[Source code of charts]
---
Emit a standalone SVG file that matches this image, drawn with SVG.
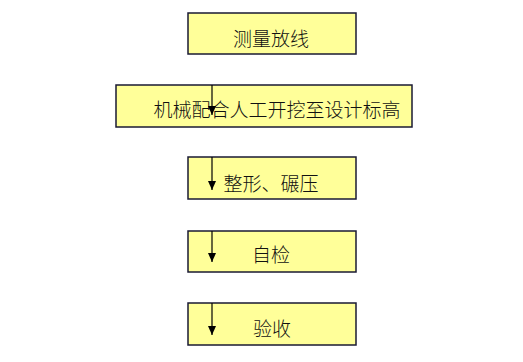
<svg xmlns="http://www.w3.org/2000/svg" width="523" height="362" viewBox="0 0 523 362">
<style>
.box{fill:#FFFF99;stroke:#1a1a33;stroke-width:1.5}
.t{font-family:"Noto Sans CJK SC","Noto Sans",sans-serif;font-size:19px;font-weight:300;fill:#111;text-anchor:middle}
.c{stroke:#000;stroke-width:1.2;fill:none}
</style>
<defs>
<marker id="ah" markerWidth="9" markerHeight="8" refX="9" refY="4" orient="auto" markerUnits="userSpaceOnUse" viewBox="0 0 9 8">
<path d="M0,0 L9,4 L0,8 Z" fill="#000"/>
</marker>
</defs>
<rect width="523" height="362" fill="#fff"/>
<g id="n1"><rect class="box" x="188" y="13" width="168" height="41"/><text class="t" x="271" y="46">测量放线</text></g>
<g id="n2"><rect class="box" x="116" y="85" width="296" height="42"/><text class="t" x="277" y="117">机械配合人工开挖至设计标高</text></g>
<g id="n3"><rect class="box" x="188" y="157" width="168" height="42"/><text class="t" x="271" y="191">整形、碾压</text></g>
<g id="n4"><rect class="box" x="188" y="231" width="168" height="41"/><text class="t" x="271" y="262">自检</text></g>
<g id="n5"><rect class="box" x="188" y="303" width="168" height="42"/><text class="t" x="272" y="336">验收</text></g>
<g id="connectors">
<line class="c" x1="212" y1="85" x2="212" y2="115" marker-end="url(#ah)"/>
<line class="c" x1="212" y1="157" x2="212" y2="190" marker-end="url(#ah)"/>
<line class="c" x1="212" y1="231" x2="212" y2="262" marker-end="url(#ah)"/>
<line class="c" x1="212" y1="303" x2="212" y2="335" marker-end="url(#ah)"/>
</g>
</svg>
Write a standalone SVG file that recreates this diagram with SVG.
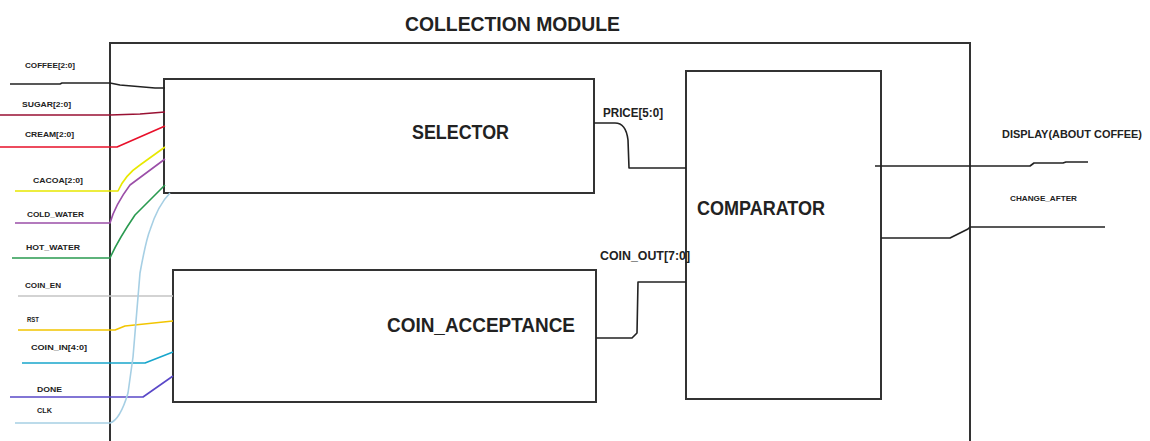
<svg xmlns="http://www.w3.org/2000/svg" width="1150" height="441" viewBox="0 0 1150 441">
<style>
.box{fill:none;stroke:#333;stroke-width:2}
.w{fill:none;stroke-width:1.6;stroke-linejoin:round}
text{font-family:"Liberation Sans",Arial,sans-serif;font-weight:bold;fill:#222}
.s{font-size:8px}
.m{font-size:12px}
.l{font-size:20px}
</style>
<rect width="1150" height="441" fill="#fff"/>
<g id="collection_module">
<path class="box" d="M110,445 V43 H970 V445"/>
<text class="l" x="405" y="31" textLength="215" lengthAdjust="spacingAndGlyphs">COLLECTION MODULE</text>
</g>
<g id="selector">
<rect class="box" x="164" y="79" width="430" height="114"/>
<text class="l" x="412" y="139" textLength="97" lengthAdjust="spacingAndGlyphs">SELECTOR</text>
</g>
<g id="coin_acceptance">
<rect class="box" x="173" y="270" width="423" height="132"/>
<text class="l" x="387" y="332" textLength="188" lengthAdjust="spacingAndGlyphs">COIN_ACCEPTANCE</text>
</g>
<g id="comparator">
<rect class="box" x="686" y="71" width="195" height="328"/>
<text class="l" x="697" y="215" textLength="128" lengthAdjust="spacingAndGlyphs">COMPARATOR</text>
</g>
<g id="labels">
<text class="s" x="25" y="68" textLength="50" lengthAdjust="spacingAndGlyphs">COFFEE[2:0]</text>
<text class="s" x="22" y="107" textLength="49" lengthAdjust="spacingAndGlyphs">SUGAR[2:0]</text>
<text class="s" x="25" y="137" textLength="49" lengthAdjust="spacingAndGlyphs">CREAM[2:0]</text>
<text class="s" x="33" y="183" textLength="50" lengthAdjust="spacingAndGlyphs">CACOA[2:0]</text>
<text class="s" x="27" y="217" textLength="57" lengthAdjust="spacingAndGlyphs">COLD_WATER</text>
<text class="s" x="26" y="250" textLength="54" lengthAdjust="spacingAndGlyphs">HOT_WATER</text>
<text class="s" x="25" y="288" textLength="36" lengthAdjust="spacingAndGlyphs">COIN_EN</text>
<text class="s" x="27" y="322" textLength="12" lengthAdjust="spacingAndGlyphs">RST</text>
<text class="s" x="31" y="350" textLength="56" lengthAdjust="spacingAndGlyphs">COIN_IN[4:0]</text>
<text class="s" x="37" y="392" textLength="25" lengthAdjust="spacingAndGlyphs">DONE</text>
<text class="s" x="37" y="413" textLength="15" lengthAdjust="spacingAndGlyphs">CLK</text>
<text class="m" x="603" y="117" textLength="60" lengthAdjust="spacingAndGlyphs">PRICE[5:0]</text>
<text class="m" x="600" y="260" textLength="90" lengthAdjust="spacingAndGlyphs">COIN_OUT[7:0]</text>
<text x="1002" y="138" font-size="10" textLength="140" lengthAdjust="spacingAndGlyphs">DISPLAY(ABOUT COFFEE)</text>
<text class="s" x="1010" y="201" textLength="67" lengthAdjust="spacingAndGlyphs">CHANGE_AFTER</text>
</g>
<g id="connectors">
<path class="w" stroke="#222" d="M10,84 H60 L62,83 H110 L120,85 L155,88 H165"/>
<path class="w" stroke="#991133" d="M0,115 H110 L140,114 L165,112"/>
<path class="w" stroke="#e8102a" d="M0,147 H117 L165,126"/>
<path class="w" stroke="#e8e800" d="M15,191 H118 Q125,175 140,165 L165,147"/>
<path class="w" stroke="#9b4fa8" d="M15,223 H110 Q115,205 130,185 L165,159"/>
<path class="w" stroke="#2a9a50" d="M12,258 H110 Q118,240 135,215 L165,185"/>
<path class="w" stroke="#c4c4c4" d="M18,296 H173"/>
<path class="w" stroke="#f2c500" d="M18,330 H115 L125,326 L173,321"/>
<path class="w" stroke="#18a6cc" d="M22,363 H145 L173,352"/>
<path class="w" stroke="#5a48c8" d="M10,397 H143 L173,376"/>
<path class="w" stroke="#a6cfe4" d="M15,423 H110 Q120,420 128,393 L133,357 L140,273 Q146,240 150,230 Q158,205 170,193"/>
<path class="w" stroke="#222" d="M594,123 H615 Q626,123 628,140 L629,168 H686"/>
<path class="w" stroke="#222" d="M596,338 H632 L637,333 L638,282 H686"/>
<path class="w" stroke="#222" d="M875,166 H1030 L1034,163 H1063 L1066,162 H1088"/>
<path class="w" stroke="#222" d="M881,238 H950 L956,235 L968,229 L970,227 H1105"/>
</g>
</svg>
---
### Problem description
Restate each entry word for word, leaving out any pictures.

### Complete response
Emit a standalone SVG file that matches this image, drawn with SVG.
<svg xmlns="http://www.w3.org/2000/svg" width="523" height="362" viewBox="0 0 523 362">
<style>
.box{fill:#FFFF99;stroke:#1a1a33;stroke-width:1.5}
.t{font-family:"Noto Sans CJK SC","Noto Sans",sans-serif;font-size:19px;font-weight:300;fill:#111;text-anchor:middle}
.c{stroke:#000;stroke-width:1.2;fill:none}
</style>
<defs>
<marker id="ah" markerWidth="9" markerHeight="8" refX="9" refY="4" orient="auto" markerUnits="userSpaceOnUse" viewBox="0 0 9 8">
<path d="M0,0 L9,4 L0,8 Z" fill="#000"/>
</marker>
</defs>
<rect width="523" height="362" fill="#fff"/>
<g id="n1"><rect class="box" x="188" y="13" width="168" height="41"/><text class="t" x="271" y="46">测量放线</text></g>
<g id="n2"><rect class="box" x="116" y="85" width="296" height="42"/><text class="t" x="277" y="117">机械配合人工开挖至设计标高</text></g>
<g id="n3"><rect class="box" x="188" y="157" width="168" height="42"/><text class="t" x="271" y="191">整形、碾压</text></g>
<g id="n4"><rect class="box" x="188" y="231" width="168" height="41"/><text class="t" x="271" y="262">自检</text></g>
<g id="n5"><rect class="box" x="188" y="303" width="168" height="42"/><text class="t" x="272" y="336">验收</text></g>
<g id="connectors">
<line class="c" x1="212" y1="85" x2="212" y2="115" marker-end="url(#ah)"/>
<line class="c" x1="212" y1="157" x2="212" y2="190" marker-end="url(#ah)"/>
<line class="c" x1="212" y1="231" x2="212" y2="262" marker-end="url(#ah)"/>
<line class="c" x1="212" y1="303" x2="212" y2="335" marker-end="url(#ah)"/>
</g>
</svg>
Write a standalone SVG file that recreates this diagram with SVG.
<svg xmlns="http://www.w3.org/2000/svg" width="1150" height="441" viewBox="0 0 1150 441">
<style>
.box{fill:none;stroke:#333;stroke-width:2}
.w{fill:none;stroke-width:1.6;stroke-linejoin:round}
text{font-family:"Liberation Sans",Arial,sans-serif;font-weight:bold;fill:#222}
.s{font-size:8px}
.m{font-size:12px}
.l{font-size:20px}
</style>
<rect width="1150" height="441" fill="#fff"/>
<g id="collection_module">
<path class="box" d="M110,445 V43 H970 V445"/>
<text class="l" x="405" y="31" textLength="215" lengthAdjust="spacingAndGlyphs">COLLECTION MODULE</text>
</g>
<g id="selector">
<rect class="box" x="164" y="79" width="430" height="114"/>
<text class="l" x="412" y="139" textLength="97" lengthAdjust="spacingAndGlyphs">SELECTOR</text>
</g>
<g id="coin_acceptance">
<rect class="box" x="173" y="270" width="423" height="132"/>
<text class="l" x="387" y="332" textLength="188" lengthAdjust="spacingAndGlyphs">COIN_ACCEPTANCE</text>
</g>
<g id="comparator">
<rect class="box" x="686" y="71" width="195" height="328"/>
<text class="l" x="697" y="215" textLength="128" lengthAdjust="spacingAndGlyphs">COMPARATOR</text>
</g>
<g id="labels">
<text class="s" x="25" y="68" textLength="50" lengthAdjust="spacingAndGlyphs">COFFEE[2:0]</text>
<text class="s" x="22" y="107" textLength="49" lengthAdjust="spacingAndGlyphs">SUGAR[2:0]</text>
<text class="s" x="25" y="137" textLength="49" lengthAdjust="spacingAndGlyphs">CREAM[2:0]</text>
<text class="s" x="33" y="183" textLength="50" lengthAdjust="spacingAndGlyphs">CACOA[2:0]</text>
<text class="s" x="27" y="217" textLength="57" lengthAdjust="spacingAndGlyphs">COLD_WATER</text>
<text class="s" x="26" y="250" textLength="54" lengthAdjust="spacingAndGlyphs">HOT_WATER</text>
<text class="s" x="25" y="288" textLength="36" lengthAdjust="spacingAndGlyphs">COIN_EN</text>
<text class="s" x="27" y="322" textLength="12" lengthAdjust="spacingAndGlyphs">RST</text>
<text class="s" x="31" y="350" textLength="56" lengthAdjust="spacingAndGlyphs">COIN_IN[4:0]</text>
<text class="s" x="37" y="392" textLength="25" lengthAdjust="spacingAndGlyphs">DONE</text>
<text class="s" x="37" y="413" textLength="15" lengthAdjust="spacingAndGlyphs">CLK</text>
<text class="m" x="603" y="117" textLength="60" lengthAdjust="spacingAndGlyphs">PRICE[5:0]</text>
<text class="m" x="600" y="260" textLength="90" lengthAdjust="spacingAndGlyphs">COIN_OUT[7:0]</text>
<text x="1002" y="138" font-size="10" textLength="140" lengthAdjust="spacingAndGlyphs">DISPLAY(ABOUT COFFEE)</text>
<text class="s" x="1010" y="201" textLength="67" lengthAdjust="spacingAndGlyphs">CHANGE_AFTER</text>
</g>
<g id="connectors">
<path class="w" stroke="#222" d="M10,84 H60 L62,83 H110 L120,85 L155,88 H165"/>
<path class="w" stroke="#991133" d="M0,115 H110 L140,114 L165,112"/>
<path class="w" stroke="#e8102a" d="M0,147 H117 L165,126"/>
<path class="w" stroke="#e8e800" d="M15,191 H118 Q125,175 140,165 L165,147"/>
<path class="w" stroke="#9b4fa8" d="M15,223 H110 Q115,205 130,185 L165,159"/>
<path class="w" stroke="#2a9a50" d="M12,258 H110 Q118,240 135,215 L165,185"/>
<path class="w" stroke="#c4c4c4" d="M18,296 H173"/>
<path class="w" stroke="#f2c500" d="M18,330 H115 L125,326 L173,321"/>
<path class="w" stroke="#18a6cc" d="M22,363 H145 L173,352"/>
<path class="w" stroke="#5a48c8" d="M10,397 H143 L173,376"/>
<path class="w" stroke="#a6cfe4" d="M15,423 H110 Q120,420 128,393 L133,357 L140,273 Q146,240 150,230 Q158,205 170,193"/>
<path class="w" stroke="#222" d="M594,123 H615 Q626,123 628,140 L629,168 H686"/>
<path class="w" stroke="#222" d="M596,338 H632 L637,333 L638,282 H686"/>
<path class="w" stroke="#222" d="M875,166 H1030 L1034,163 H1063 L1066,162 H1088"/>
<path class="w" stroke="#222" d="M881,238 H950 L956,235 L968,229 L970,227 H1105"/>
</g>
</svg>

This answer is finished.